The story first broke when the Associated Press tested Comcast’s national networks, confirming the interruption of legal content sent using BitTorrent. This raised questions about whether Comcast had violated the FCC’s stated net neutrality principles that "consumers are entitled to access the lawful Internet content of their choice; that they are entitled to run applications and use services of their choice; that they are entitled to connect their choice of legal devices that do not harm the network."
Comcast appealed the FCC ruling in the U.S. Court of Appeals on the grounds that the Commission did not have the regulatory authority over how the internet service provider manages its network. Although BitTorrent — a popular (and legal) peer-to-peer file sharing protocol — can be used in the unauthorized transfer of copyrighted material, it's also a common tool for sharing perfectly legit content. Keep in mind that Comcast's "network management" practices originally came to light when an AP reporter attempted to distribute a digital copy of the King James Bible (which is very much in the public domain) via BitTorrent.
In its decision, the Court ruled that "the commission has failed to tie its assertion of ancillary authority over Comcast's Internet service to any statutorily mandated responsibility."
The decision will likely have ramifications well beyond the BitTorrent case.
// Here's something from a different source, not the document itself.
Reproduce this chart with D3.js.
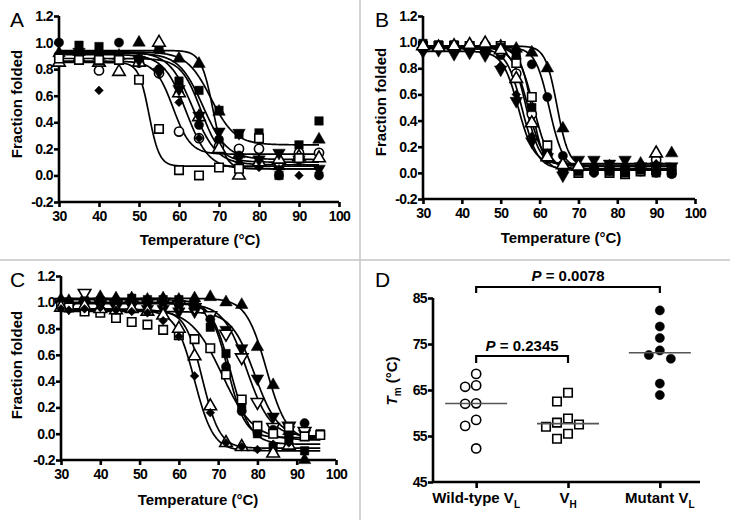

As we've frequently mentioned, the FCC is in the midst of rulemaking to codify net neutrality principles that would prevent the targeting of lawful applications by ISPs for anti-competitive or other reasons. (There's still a couple of days left to file comments in this historic proceeding — our musician-friendly comments tool can help you do just that).
Another thing to consider is the Commission's National Broadband Plan, which offers a roadmap towards broader adoption of high-speed internet service across America. Without the authority to set general policy regarding the internet, the FCC may be less able to realize its goal of bringing quality, affordable broadband to underserved communities.
Some public interest groups, such as Public Knowledge, are suggesting that the FCC can and should reclassify its regulation of the internet — including rules governing network management — under Title II. This would give the commission broader authority over ISPs, under "common carriage" rules.
We know, we know — too much wonk!
Regardless of today's decision, FMC has remained consistent on the need for net neutrality rules guaranteeing that all users — including independent musicians and labels — can compete on a level technological playing field with the biggest companies. We're also pretty adamant about the need to expand broadband service so that more creators and entrepreneurs can participate in a legitimate digital music marketplace.
It remains to be seen how this decision will play out in the complex world of federal policy, but you can rest assured that we'll keep advocating on behalf of all musicians who depend on the open internet in their lives and careers.